本发明涉及信息处理领域,具体公开了一种大数据的数据配置方法和系统,所述方法包括配置名称节点,数据节点和用户端,其中,所述名称节点被配置为中心管理服务器,在数据节点设置为存储节点时,在其存储的主、副分片上通过确认消息的交互完成主、副分片的数据同步,同时设置日志事件信息,满足用户主、副分片数据不一致时信息的传输处理需求,在通过日志事件信息追平情形下,提高了数据处理效率。

Description

一种大数据的数据配置方法和系统 技术领域
本发明涉及信息处理领域,特别是一种大数据的数据配置方法和系统。
背景技术
随着云计算能力的提升,基于各行各业中的海量数据处理,逐渐成为人们关注和研究的热点;将数据挖掘的方法应用到各种领域,成为一种趋势。

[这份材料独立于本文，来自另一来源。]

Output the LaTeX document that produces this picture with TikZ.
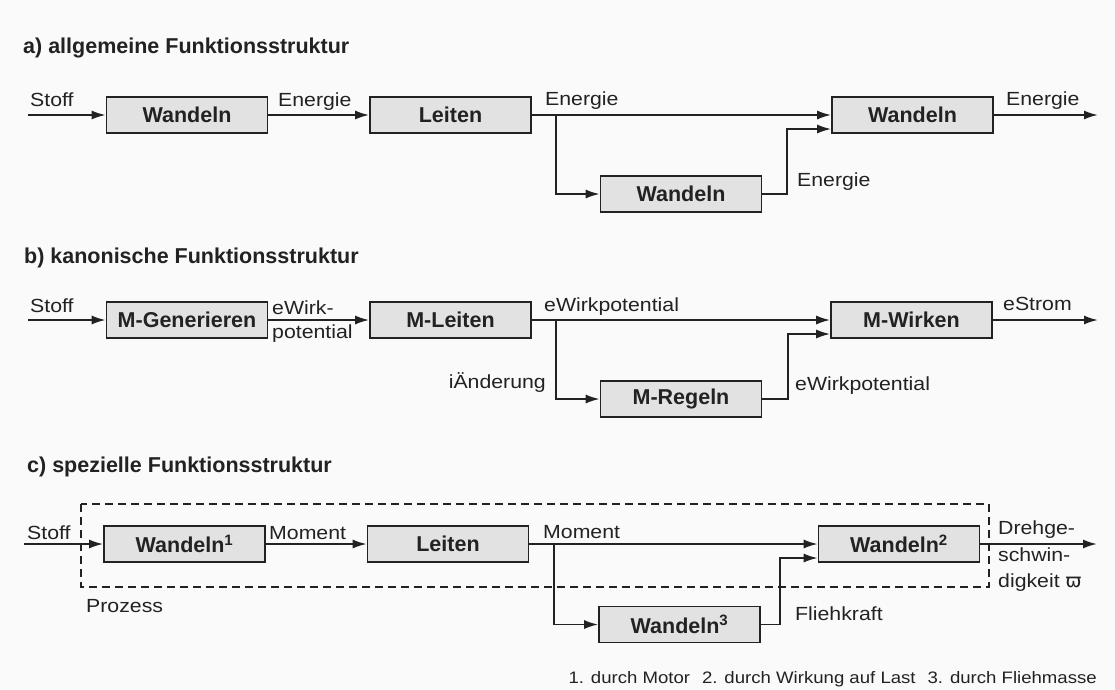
\documentclass[tikz,border=0pt]{standalone}
\usepackage{fontspec}
\setmainfont{Liberation Sans}
\newfontfamily\lblfont{Liberation Sans}[FakeStretch=1.12]
\newfontfamily\greekfont{DejaVu Sans}
\usetikzlibrary{arrows.meta,calc}

\definecolor{ink}{HTML}{222222}
\definecolor{boxfill}{HTML}{E2E2E2}
\definecolor{paper}{HTML}{FAFAFA}

\tikzset{
  fnbox/.style={draw=ink, line width=1.6pt, fill=boxfill, minimum width=161pt,
    minimum height=36pt, inner sep=0pt, text=ink,
    font=\fontsize{21.5}{26}\selectfont\bfseries},
  flow/.style={draw=ink, line width=1.9pt, -{Latex[length=14pt,width=9pt]}},
  lbl/.style={inner sep=0pt, text=ink, anchor=base west,
    font=\lblfont\fontsize{19}{23}\selectfont},
  note/.style={inner sep=0pt, text=ink, anchor=base east,
    font=\lblfont\fontsize{16.6}{20}\selectfont},
  heading/.style={inner sep=0pt, text=ink, anchor=base west,
    font=\fontsize{21.5}{26}\selectfont\bfseries},
  boundary/.style={draw=ink, line width=1.7pt, dash pattern=on 8pt off 5pt},
}

\begin{document}
\begin{tikzpicture}[x=1pt,y=-1pt]
\fill[paper] (0,0) rectangle (1115,689);
\useasboundingbox (0,0) rectangle (1115,689);

% ---------------- a) general function structure
\node[heading] (ta) at (23,53) {a) allgemeine Funktionsstruktur};
\node[fnbox] (a1) at (187,115) {Wandeln};
\node[fnbox] (a2) at (450.5,115) {Leiten};
\node[fnbox] (a3) at (912.5,115) {Wandeln};
\node[fnbox] (a4) at (681,194) {Wandeln};
\coordinate (a-in) at (28,115);
\coordinate (a-out) at (1098,115);
\coordinate (a-j) at (556,115);
\coordinate (a-r) at (787,0);
\coordinate (a-in2) at ($(a3.west)+(0,14)$);
\draw[flow] (a-in) -- (a1);
\draw[flow] (a1) -- (a2);
\draw[flow] (a2) -- (a3);
\draw[flow] (a3) -- (a-out);
\draw[flow] (a-j) |- (a4);
\draw[flow] (a4.east) -| (a-in2 -| a-r) -- (a-in2);
\node[lbl] (a-l1) at (30,106) {Stoff};
\node[lbl] (a-l2) at (278,106) {Energie};
\node[lbl] (a-l3) at (545,105) {Energie};
\node[lbl] (a-l4) at (1006,105) {Energie};
\node[lbl] (a-l5) at (797,186) {Energie};

% ---------------- b) canonical function structure
\node[heading] (tb) at (24,263) {b) kanonische Funktionsstruktur};
\node[fnbox] (b1) at (187,320) {M-Generieren};
\node[fnbox] (b2) at (450.5,320) {M-Leiten};
\node[fnbox] (b3) at (911.5,320) {M-Wirken};
\node[fnbox] (b4) at (681,399) {M-Regeln};
\coordinate (b-in) at (28,320);
\coordinate (b-out) at (1098,320);
\coordinate (b-j) at (556,320);
\coordinate (b-r) at (788,0);
\coordinate (b-in2) at ($(b3.west)+(0,14)$);
\draw[flow] (b-in) -- (b1);
\draw[flow] (b1) -- (b2);
\draw[flow] (b2) -- (b3);
\draw[flow] (b3) -- (b-out);
\draw[flow] (b-j) |- (b4);
\draw[flow] (b4.east) -| (b-in2 -| b-r) -- (b-in2);
\node[lbl] (b-l1) at (30,312) {Stoff};
\node[lbl] (b-l2) at (272,314) {eWirk-};
\node[lbl] (b-l3) at (272,338) {potential};
\node[lbl] (b-l4) at (544,311) {eWirkpotential};
\node[lbl] (b-l5) at (1003,310) {eStrom};
\node[lbl, anchor=base east] (b-l6) at (546,388) {iÄnderung};
\node[lbl] (b-l7) at (795,390) {eWirkpotential};

% ---------------- c) special function structure
\node[heading] (tc) at (27,472) {c) spezielle Funktionsstruktur};
\draw[boundary] (81,504) rectangle (989,587);
\node[fnbox] (c1) at (184.5,544) {Wandeln\textsuperscript{1}};
\node[fnbox] (c2) at (448,544) {Leiten};
\node[fnbox] (c3) at (899,544) {Wandeln\textsuperscript{2}};
\node[fnbox] (c4) at (679.5,624.5) {Wandeln\textsuperscript{3}};
\coordinate (c-in) at (24,544);
\coordinate (c-out) at (1097,544);
\coordinate (c-j) at (554,544);
\coordinate (c-r) at (780,0);
\coordinate (c-in2) at ($(c3.west)+(0,14)$);
\draw[flow] (c-in) -- (c1);
\draw[flow] (c1) -- (c2);
\draw[flow] (c2) -- (c3);
\draw[flow] (c3) -- (c-out);
\draw[flow] (c-j) |- (c4);
\draw[flow] (c4.east) -| (c-in2 -| c-r) -- (c-in2);
\node[lbl] (c-l1) at (27,539) {Stoff};
\node[lbl] (c-l2) at (269,539) {Moment};
\node[lbl] (c-l3) at (543,538) {Moment};
\node[lbl] (c-l4) at (86,612) {Prozess};
\node[lbl] (c-l5) at (795,620) {Fliehkraft};
\node[lbl] (c-l6) at (998,534) {Drehge-};
\node[lbl] (c-l7) at (998,561) {schwin-};
\node[lbl] (c-l8) at (998,587) {digkeit {\greekfont ϖ}};

\node[note] (fn) at (1097,683) {1. durch Motor\hspace*{12pt}2. durch Wirkung auf Last\hspace*{12pt}3. durch Fliehmasse};
\end{tikzpicture}
\end{document}
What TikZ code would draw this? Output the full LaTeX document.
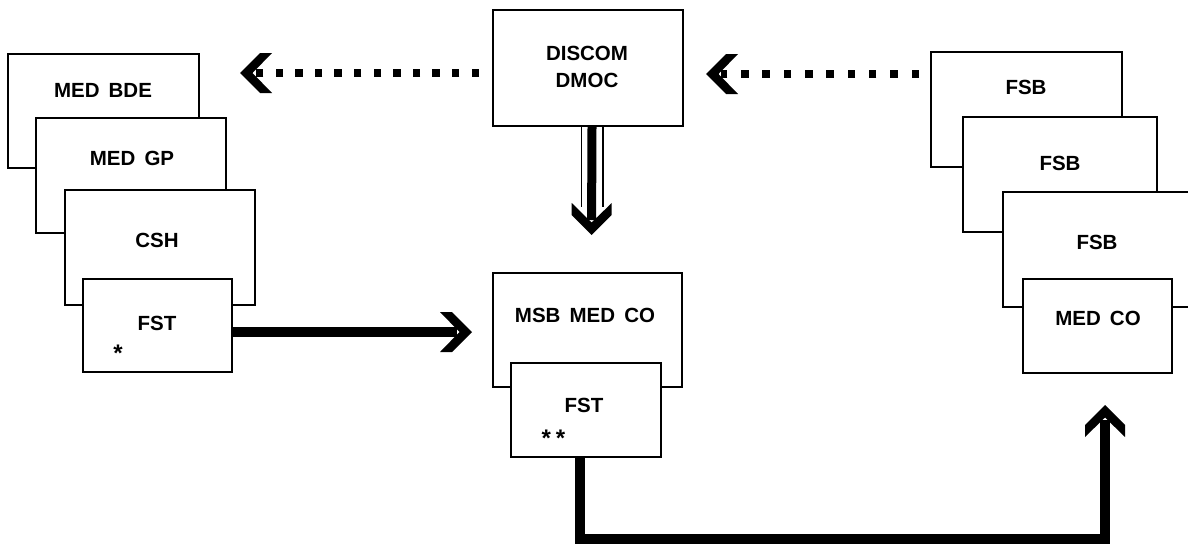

在从大量的数据中挖掘出有价值的信息供管理、决策和调控参考使用的同时,如何使得在海量存储的系统中,保障数据的安全和一致性,从而为用户在进行处理和访问时,能够及时安全地更新,已经成为亟待解决的问题。
技术问题
为解决上述问题之一,本发明提出一种大数据的数据配置方法和系统。
技术解决方案
所述方法包括:配置名称节点,数据节点和用户端,其中,所述名称节点被配置为中心管理服务器,描述性元数据以列表形式存储在内存中,响应用户端对文件的访问要求,并提供内部元数据服务;
所述数据节点用于存储用户端需要的数据,以分块的方式存储数据,设置固定的每个块的大小,并进行备份存储;接收名称节点转发的控制信息,在名称节点的统一调度下进行数据块的创建、删除和复制工作,并周期性地向名称节点报告;
用户端通过名称节点执行数据的访问;其中在数据节点中设置数据的主分片和副分片;为保持主分片与副分片之间的数据一致性,主、副分片通过确认消息的交互完成主、副分片的数据同步。
进一步,所述主、副分片通过确认消息的交互完成主、副分片的数据同步具体为:在两个分片上同时处理与其关联的关系数据库操作,当主分片需要提交时,同时向副分片发出提交请求,如果副分片已经处理完本次任务,它会直接返回主分片一个ACK消息,如果副分片还没有完成本次任务,它会返回主分片一个NACK消息,用以触发表明是否需要等待,并做日志记录。
进一步,所述以分块的方式存储数据,设置固定的每个块的大小,并进行备份存储包括:默认存储三份,分别是本机的一份、同机架机器上的一份和其它机架的一份。
进一步,一个名称节点具有至少一个备份名称节点。
进一步,所述备份名称节点定时进行名称节点备份,通过自动切换保证集群正常运行。
进一步,当用户端创建文件时,用户端先将文件数据缓存到本地的一个临时文件中,当这个临时文件积累的数据达到阈值后,用户端才与名称节点发起连接。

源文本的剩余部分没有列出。